Many women wore white dresses, while men dressed in black to attend church services.
UN Secretary General Ban Ki-moon called on international donors to continue their support for Haiti.
The Haitian government says more than 300,000 people died in the quake.
President Michel Martelly led a ceremony at one of the main grave sites, Titanyen, north of capital Port-au-Prince.
Accompanied by the UN's special envoy to Haiti, Bill Clinton, Mr Martelly laid a wreath at 16.53 local time, the exact moment that the earthquake struck.
"In a country where people cannot get healthcare isn't that a catastrophe?" he said.
"In a country where children can't have access to school isn't that a catastrophe?"
Mr Martelly says his government has stepped up reconstruction efforts since he took office last May.
Officials point to new roads and schools around the capital, and thousands of Haitians moved from public parks to permanent housing.
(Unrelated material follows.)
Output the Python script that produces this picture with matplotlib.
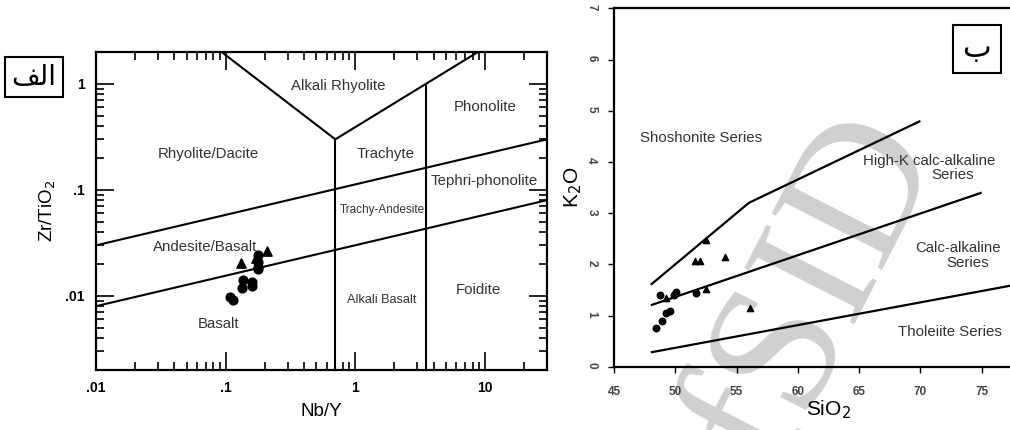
import matplotlib
matplotlib.use("Agg")
import matplotlib.pyplot as plt
from matplotlib.ticker import LogLocator, NullFormatter

plt.rcParams["font.family"] = ["Liberation Sans", "DejaVu Sans"]

# --- left diagram (Nb/Y vs Zr/TiO2) ---
upper_x = [0.01, 30]
upper_y = [0.03, 0.3]
lower_x = [0.01, 30]
lower_y = [0.008, 0.08]
vee_x = [0.093, 0.7, 8.8]
vee_y = [2, 0.3, 2]
sep1_x = [0.7, 0.7]
sep1_y = [0.002, 0.3]
sep2_x = [3.5, 3.5]
sep2_y = [0.002, 1.0]

circ_nby = [0.177, 0.177, 0.177, 0.176, 0.136, 0.134, 0.159, 0.159, 0.107, 0.114]
circ_zr = [0.0244, 0.0211, 0.0189, 0.0179, 0.0142, 0.0118, 0.0136, 0.0124, 0.0098, 0.0092]
tri_nby = [0.132, 0.209, 0.172]
tri_zr = [0.0206, 0.0266, 0.0228]

left_ticks = [0.01, 0.1, 1, 10]
left_xticklabels = [".01", ".1", "1", "10"]
left_yticks = [0.01, 0.1, 1]
left_yticklabels = [".01", ".1", "1"]

fields_left = ["Alkali Rhyolite", "Phonolite", "Rhyolite/Dacite", "Trachyte",
               "Tephri-phonolite", "Trachy-Andesite", "Andesite/Basalt",
               "Foidite", "Alkali Basalt", "Basalt"]
fields_left_pos = [(0.74, 0.95), (10.0, 0.61), (0.074, 0.22), (1.7, 0.22),
                   (9.8, 0.122), (1.6, 0.064), (0.07, 0.029),
                   (8.9, 0.0114), (1.6, 0.0092), (0.088, 0.0054)]
fields_left_size = [10.8, 10.8, 10.8, 10.8, 10.8, 8.5, 10.8, 10.8, 9.2, 10.8]

# --- right diagram (SiO2 vs K2O) ---
sho_x = [48, 56, 70]
sho_y = [1.6, 3.2, 4.8]
hik_x = [48, 75]
hik_y = [1.2, 3.4]
tho_x = [48, 80]
tho_y = [0.28, 1.70]

circ_si = [48.45, 48.94, 49.21, 49.54, 48.72, 49.87, 50.03, 51.72]
circ_k = [0.75, 0.89, 1.04, 1.09, 1.40, 1.40, 1.46, 1.43]
tri_si = [52.53, 51.62, 52.04, 54.03, 56.12, 52.53, 49.25]
tri_k = [2.48, 2.06, 2.06, 2.15, 1.14, 1.51, 1.35]

right_xticks = [45, 50, 55, 60, 65, 70, 75]
right_yticks = [0, 1, 2, 3, 4, 5, 6, 7]

fields_right = ["Shoshonite Series", "High-K calc-alkaline", "Series",
                "Calc-alkaline", "Series", "Tholeiite Series"]
fields_right_pos = [(52.1, 4.47), (70.7, 4.02), (72.65, 3.74),
                    (73.06, 2.31), (73.87, 2.03), (72.43, 0.67)]

txt_col = "#333333"

fig = plt.figure(figsize=(10.1, 4.3), dpi=100)

# watermark of the source page, behind everything
fig.text(0.808, 0.325, "fSID", rotation=63, fontsize=135, family="Liberation Serif",
         color="#d0d0d0", ha="center", va="center", zorder=-5)

ax = fig.add_axes([96 / 1010, (430 - 370) / 430, (547 - 96) / 1010, (370 - 52) / 430])
ax.patch.set_alpha(0)
ax.set_xscale("log")
ax.set_yscale("log")
ax.set_xlim(0.01, 30)
ax.set_ylim(0.002, 2)

for xs, ys in [(upper_x, upper_y), (lower_x, lower_y), (vee_x, vee_y),
               (sep1_x, sep1_y), (sep2_x, sep2_y)]:
    ax.plot(xs, ys, color="black", lw=1.5, solid_capstyle="butt")

ax.scatter(circ_nby, circ_zr, s=40, marker="o", color="black", zorder=3)
ax.scatter(tri_nby, tri_zr, s=45, marker="^", color="black", zorder=3)

for lab, (x, y), fs in zip(fields_left, fields_left_pos, fields_left_size):
    ax.text(x, y, lab, ha="center", va="center", fontsize=fs, color=txt_col)

ax.set_xticks(left_ticks, left_xticklabels)
ax.set_yticks(left_yticks, left_yticklabels)
ax.xaxis.set_minor_locator(LogLocator(base=10, subs=range(2, 10)))
ax.yaxis.set_minor_locator(LogLocator(base=10, subs=range(2, 10)))
ax.xaxis.set_minor_formatter(NullFormatter())
ax.yaxis.set_minor_formatter(NullFormatter())
ax.tick_params(which="both", direction="in", top=True, right=True, width=1.2)
ax.tick_params(which="major", length=13, labelsize=10, pad=8)
ax.tick_params(which="minor", length=6)
for t in ax.get_xticklabels() + ax.get_yticklabels():
    t.set_fontweight("bold")
for sp in ax.spines.values():
    sp.set_linewidth(1.6)
ax.set_xlabel("Nb/Y", fontsize=13.5, labelpad=6)
ax.set_ylabel("Zr/TiO$_2$", fontsize=13.5, labelpad=5)

fig.text(34 / 1010, 1 - 77 / 430, "\ufed2\ufedf\u0627", family="DejaVu Sans",
         fontsize=20, ha="center", va="center",
         bbox=dict(boxstyle="square,pad=0.22", fc="white", ec="black", lw=1.5))

# right panel: axis runs to SiO2 = 80, cut off by the image edge
ax2 = fig.add_axes([614 / 1010, (430 - 366.7) / 430, 429 / 1010, (366.7 - 8.3) / 430])
ax2.patch.set_alpha(0)
ax2.set_xlim(45, 80)
ax2.set_ylim(0, 7)

for xs, ys in [(sho_x, sho_y), (hik_x, hik_y), (tho_x, tho_y)]:
    ax2.plot(xs, ys, color="black", lw=1.6, solid_capstyle="butt")

ax2.scatter(circ_si, circ_k, s=22, marker="o", color="black", zorder=3)
ax2.scatter(tri_si, tri_k, s=20, marker="^", color="black", zorder=3)

for lab, (x, y) in zip(fields_right, fields_right_pos):
    ax2.text(x, y, lab, ha="center", va="center", fontsize=10.8, color=txt_col)

ax2.set_xticks(right_xticks)
ax2.set_yticks(right_yticks)
ax2.tick_params(direction="out", length=4, width=1.0, labelsize=8.5, pad=10,
                labelcolor="#444444")
ax2.tick_params(axis="y", labelrotation=-90, pad=8)
for t in ax2.get_xticklabels() + ax2.get_yticklabels():
    t.set_fontweight("bold")
for sp in ax2.spines.values():
    sp.set_linewidth(1.6)
ax2.set_xlabel("SiO$_2$", fontsize=15, labelpad=0)
ax2.set_ylabel("K$_2$O", fontsize=15, labelpad=1)

fig.text(977 / 1010, 1 - 49 / 430, "\u0628", family="DejaVu Sans",
         fontsize=22, ha="center", va="center",
         bbox=dict(boxstyle="square,pad=0.3", fc="white", ec="black", lw=1.5))

fig.savefig("out.png", dpi=100)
But 500,000 Haitians remain homeless, and only half the aid pledged following the earthquake has been spent.
Mr Ban, whose organisation has a major presence in Haiti, called on international donors to keep up their support for the reconstruction.
"Despite considerable achievements, including in the areas of rubble removal and the resettlement of displaced persons, many Haitians remain in need of international assistance," he said.
Some Haitians held marches criticising the slow pace of reconstruction in Haiti, which was already the poorest country in the Americas before the earthquake.
They also called for Haitians to gain more control over the process.